> **Task**
Write out each line exactly as given. Leave the pictures out of your copy.

> **Dataset section**
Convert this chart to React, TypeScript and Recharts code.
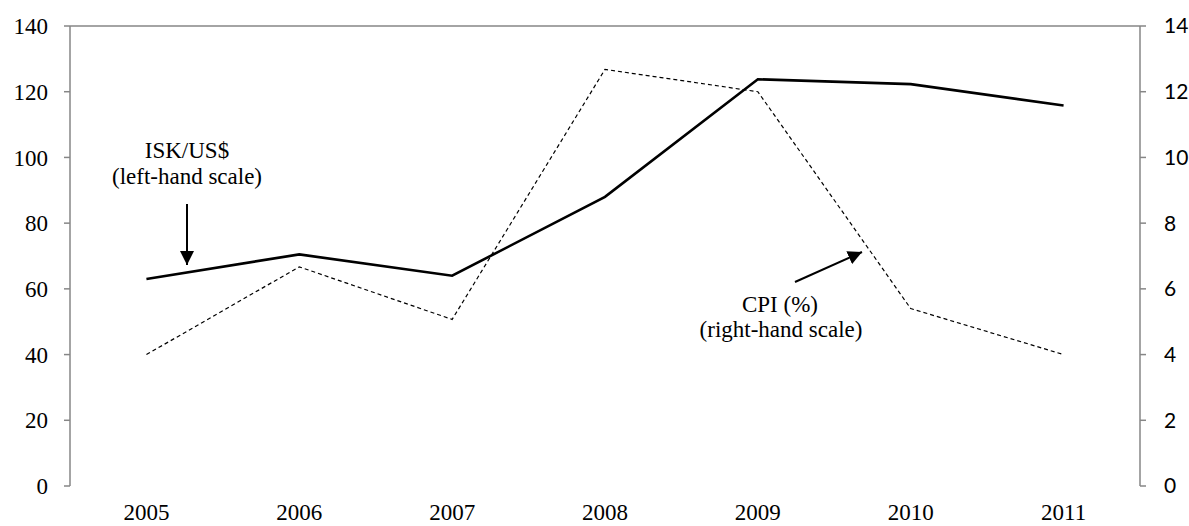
import { LineChart, Line, XAxis, YAxis, ReferenceLine } from "recharts";

const years = ["2005", "2006", "2007", "2008", "2009", "2010", "2011"];
const iskPerUsd = [63, 70.5, 64, 88, 123.8, 122.3, 115.8];
const cpiPct = [4.0, 6.67, 5.07, 12.68, 12.0, 5.4, 4.0];
const leftTicks = [0, 20, 40, 60, 80, 100, 120, 140];
const rightTicks = [0, 2, 4, 6, 8, 10, 12, 14];

const data = years.map((year, i) => ({ x: i, year, isk: iskPerUsd[i], cpi: cpiPct[i] }));
const labelTicks = years.map((_, i) => i);
const boundaryTicks = [...years.map((_, i) => i - 0.5), years.length - 0.5];

const serif = "'Liberation Serif', 'Times New Roman', serif";
const sans = "Lato, 'Open Sans', sans-serif";
const axisGrey = "#868686";

const App = () => {
  return (
    <div style={{ position: "absolute", left: 0, top: 0, width: 1189, height: 526, background: "#fff" }}>
      <LineChart width={1189} height={526} data={data} margin={{ top: 26, right: 0, bottom: 0, left: 0 }}>
        <XAxis
          xAxisId="bounds"
          dataKey="x"
          type="number"
          domain={[-0.5, years.length - 0.5]}
          ticks={boundaryTicks}
          tickFormatter={() => ""}
          tickSize={5}
          height={0}
          stroke={axisGrey}
          strokeWidth={1.5}
        />
        <XAxis
          xAxisId="labels"
          dataKey="x"
          type="number"
          domain={[-0.5, years.length - 0.5]}
          ticks={labelTicks}
          tickFormatter={(i: number) => years[i]}
          axisLine={false}
          tickLine={false}
          tickSize={6}
          tickMargin={12}
          height={40}
          tick={{ fill: "#000", fontSize: 23, fontFamily: serif }}
        />
        <YAxis
          yAxisId="left"
          domain={[0, 140]}
          ticks={leftTicks}
          width={70}
          tickSize={6}
          tickMargin={16}
          stroke={axisGrey}
          strokeWidth={1.5}
          tick={{ fill: "#000", fontSize: 23, fontFamily: serif }}
        />
        <YAxis
          yAxisId="right"
          orientation="right"
          domain={[0, 14]}
          ticks={rightTicks}
          width={49}
          tickSize={6}
          tickMargin={18}
          stroke={axisGrey}
          strokeWidth={1.5}
          tick={{ fill: "#000", fontSize: 21, fontFamily: sans, textAnchor: "start" }}
        />
        <ReferenceLine yAxisId="left" xAxisId="bounds" y={140} stroke={axisGrey} strokeWidth={1.5} />
        <Line
          xAxisId="bounds"
          yAxisId="right"
          dataKey="cpi"
          stroke="#000"
          strokeWidth={1.2}
          strokeDasharray="4 3"
          dot={false}
          isAnimationActive={false}
        />
        <Line
          xAxisId="bounds"
          yAxisId="left"
          dataKey="isk"
          stroke="#000"
          strokeWidth={2.6}
          dot={false}
          isAnimationActive={false}
        />
      </LineChart>
      <svg width={1189} height={526} style={{ position: "absolute", left: 0, top: 0, pointerEvents: "none" }}>
        <defs>
          <marker id="head" viewBox="0 0 10 10" refX="10" refY="5" markerWidth="7" markerHeight="7" markerUnits="strokeWidth" orient="auto">
            <path d="M0,0 L10,5 L0,10 z" fill="#000" />
          </marker>
        </defs>
        <g fontFamily={serif} fontSize={23} fill="#000" textAnchor="middle">
          <text x={187} y={158}>ISK/US$</text>
          <text x={187} y={184}>(left-hand scale)</text>
          <text x={780} y={312}>CPI (%)</text>
          <text x={781} y={337}>(right-hand scale)</text>
        </g>
        <line x1={187} y1={204} x2={187} y2={265} stroke="#000" strokeWidth={2} markerEnd="url(#head)" />
        <line x1={795} y1={282} x2={862} y2={252} stroke="#000" strokeWidth={2} markerEnd="url(#head)" />
      </svg>
    </div>
  );
};

export default App;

> **Answer for the task**
Convert this chart to React, TypeScript and Recharts code.
import { LineChart, Line, XAxis, YAxis, ReferenceLine } from "recharts";

const years = ["2005", "2006", "2007", "2008", "2009", "2010", "2011"];
const iskPerUsd = [63, 70.5, 64, 88, 123.8, 122.3, 115.8];
const cpiPct = [4.0, 6.67, 5.07, 12.68, 12.0, 5.4, 4.0];
const leftTicks = [0, 20, 40, 60, 80, 100, 120, 140];
const rightTicks = [0, 2, 4, 6, 8, 10, 12, 14];

const data = years.map((year, i) => ({ x: i, year, isk: iskPerUsd[i], cpi: cpiPct[i] }));
const labelTicks = years.map((_, i) => i);
const boundaryTicks = [...years.map((_, i) => i - 0.5), years.length - 0.5];

const serif = "'Liberation Serif', 'Times New Roman', serif";
const sans = "Lato, 'Open Sans', sans-serif";
const axisGrey = "#868686";

const App = () => {
  return (
    <div style={{ position: "absolute", left: 0, top: 0, width: 1189, height: 526, background: "#fff" }}>
      <LineChart width={1189} height={526} data={data} margin={{ top: 26, right: 0, bottom: 0, left: 0 }}>
        <XAxis
          xAxisId="bounds"
          dataKey="x"
          type="number"
          domain={[-0.5, years.length - 0.5]}
          ticks={boundaryTicks}
          tickFormatter={() => ""}
          tickSize={5}
          height={0}
          stroke={axisGrey}
          strokeWidth={1.5}
        />
        <XAxis
          xAxisId="labels"
          dataKey="x"
          type="number"
          domain={[-0.5, years.length - 0.5]}
          ticks={labelTicks}
          tickFormatter={(i: number) => years[i]}
          axisLine={false}
          tickLine={false}
          tickSize={6}
          tickMargin={12}
          height={40}
          tick={{ fill: "#000", fontSize: 23, fontFamily: serif }}
        />
        <YAxis
          yAxisId="left"
          domain={[0, 140]}
          ticks={leftTicks}
          width={70}
          tickSize={6}
          tickMargin={16}
          stroke={axisGrey}
          strokeWidth={1.5}
          tick={{ fill: "#000", fontSize: 23, fontFamily: serif }}
        />
        <YAxis
          yAxisId="right"
          orientation="right"
          domain={[0, 14]}
          ticks={rightTicks}
          width={49}
          tickSize={6}
          tickMargin={18}
          stroke={axisGrey}
          strokeWidth={1.5}
          tick={{ fill: "#000", fontSize: 21, fontFamily: sans, textAnchor: "start" }}
        />
        <ReferenceLine yAxisId="left" xAxisId="bounds" y={140} stroke={axisGrey} strokeWidth={1.5} />
        <Line
          xAxisId="bounds"
          yAxisId="right"
          dataKey="cpi"
          stroke="#000"
          strokeWidth={1.2}
          strokeDasharray="4 3"
          dot={false}
          isAnimationActive={false}
        />
        <Line
          xAxisId="bounds"
          yAxisId="left"
          dataKey="isk"
          stroke="#000"
          strokeWidth={2.6}
          dot={false}
          isAnimationActive={false}
        />
      </LineChart>
      <svg width={1189} height={526} style={{ position: "absolute", left: 0, top: 0, pointerEvents: "none" }}>
        <defs>
          <marker id="head" viewBox="0 0 10 10" refX="10" refY="5" markerWidth="7" markerHeight="7" markerUnits="strokeWidth" orient="auto">
            <path d="M0,0 L10,5 L0,10 z" fill="#000" />
          </marker>
        </defs>
        <g fontFamily={serif} fontSize={23} fill="#000" textAnchor="middle">
          <text x={187} y={158}>ISK/US$</text>
          <text x={187} y={184}>(left-hand scale)</text>
          <text x={780} y={312}>CPI (%)</text>
          <text x={781} y={337}>(right-hand scale)</text>
        </g>
        <line x1={187} y1={204} x2={187} y2={265} stroke="#000" strokeWidth={2} markerEnd="url(#head)" />
        <line x1={795} y1={282} x2={862} y2={252} stroke="#000" strokeWidth={2} markerEnd="url(#head)" />
      </svg>
    </div>
  );
};

export default App;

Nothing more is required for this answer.